Sometimes it only takes a handful of brave people to stand up to the most powerful forces and change society.
Think of the young Ralph Nader taking on General Motors, remaking consumer protection laws and inspiring a generation of activists.
Think of Daniel Ellsberg leaking the Pentagon Papers, provoking the wrath of the U.S. military and eventually helping bring down the Nixon administration.
Think of Lisa Graves, executive director of Madison's own Center for Media and Democracy, which last week unleashed ALEC Exposed, a website that uncovers, in detail, the blueprint for the corporate takeover of our democracy.
What Graves, Mary Bottari, their colleagues, and the whistleblower who leaked thousands of documents to them have done is as significant - and as potentially world-changing - as those historic examples of citizens standing up to immense corporate and government power.
It's also damn courageous.
For many years, the biggest corporations in America, including Kraft, Pfizer, WalMart and AT&T, have been paying hefty dues to belong to the American Legislative Exchange Council, or ALEC, which gives them access to state legislators. The legislators, for a much smaller fee, attend conferences, receive briefings from ALEC, and get the honor of putting their names on boilerplate legislation the group drafts.
ALEC has been in the news before, but much of the nuts and bolts of how the group works was a secret. Until now.
`When Graves received a leak of thousands of pages of never-before-seen documents from someone inside ALEC, she knew she had something big.
"The importance of it was its sheer magnitude," she says. "It was the breadth and depth and duration of this extreme, reactionary and shadowy corporate effort to wrench away people's rights and extract from taxpayers profit from public institutions."
One of the many new pieces of information to emerge from the leak: Corporate members of ALEC vote on bills before they are ever taken up by state legislatures.
It's bad enough that the U.S. Supreme Court has allowed corporations to spend unlimited sums to influence elections. The revelation that corporate heads actually vote on legislation is the icing on the cake.
"The fact that politicians would go along with the notion that corporations should be voting on anything is outrageous," Graves says. "Voting is a sacred right of free people - human beings, not corporations."
Here in Wisconsin, the results of this corporate takeover of our democracy are all too evident.
ALEC legislation - privatizing the public schools, taking away collective bargaining rights, loosening environmental regulation, even suppressing the vote - got a huge boost when ALEC foot soldiers Scott Walker and the Fitzgerald brothers took power. ALEC Exposed makes clear the origins of the head-spinning, all-fronts attack on ordinary citizens we are currently enduring.
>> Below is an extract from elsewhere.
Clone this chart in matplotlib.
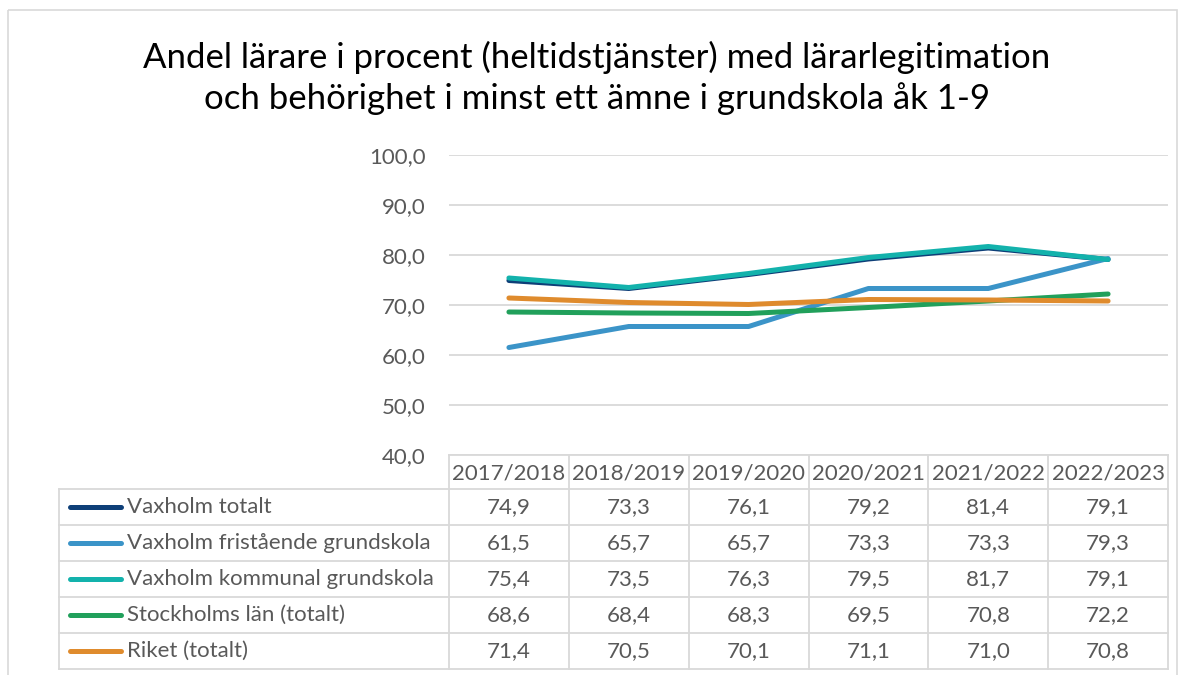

On ALEC Exposed, which posts and analyzes more than 800 bills produced by ALEC, the center provides text of the actual ALEC bills, information about the corporate membership of ALEC's task forces on particular issues, the names of ALEC's state chairmen, and the effects of the bills: on working people, schools, the environment, consumer rights and our democracy.
Reporters and citizens can look at bills that were introduced in their states under the names of their elected officials and trace the actual, corporate origins of these efforts.
"We know, for example, that Kraft has been the head of the task force for ALEC responsible for anti-union bills," Graves said.
It also turns out that Connections Academy, the company that runs Wisconsin's virtual charter schools and is poised to displace bricks-and-mortar public schools throughout the rural parts of the state under a new law, is the head of ALEC's task force on education.
"Some of these bills, when you look at them in isolation, maybe there's a sympathetic angle to it," Graves says. "But when you see the whole, you see that this is an effort to privatize our public institutions, block by block."
Graves took over as head of the Center for Media and Democracy in 2009. Leaving a 14-year career at the Justice Department and as chief counsel for nominations for the U.S. Senate Judiciary Committee, the UW-La Crosse grad arrived just in time to see Wisconsin become ground zero in the battle between corporations and the public interest.
She immediately took to the battlefield. As Wall Street melted down, Graves' colleague Bottari began a comprehensive website on the crimes that sank the economy: BanksterUSA. When Walker seized power, the center organized a team of reporters and analysts to cover every aspect of the crisis in Wisconsin. Center fellows like health insurance industry whistleblower Wendell Potter filled in context.
"We are seeing this winner-take-all, corporate mentality - if you win you loot," Graves says. "You take over a company and do what you want to it. That's not a legislative point of view - you have to negotiate with people. If you're in power today, they may be in power tomorrow."
Graves attributes the extreme brazenness in politics to ALEC alumni - not just Walker, but, at the federal level, John Boehner and Eric Cantor.
"This is an emboldened, extreme group that thinks they'll never lose power," she says.
Thanks to the leadership of citizens like Graves and the hardworking staff at the Center for Media and Democracy, they may have a new think coming.
Ruth Conniff is the political editor of The Progressive.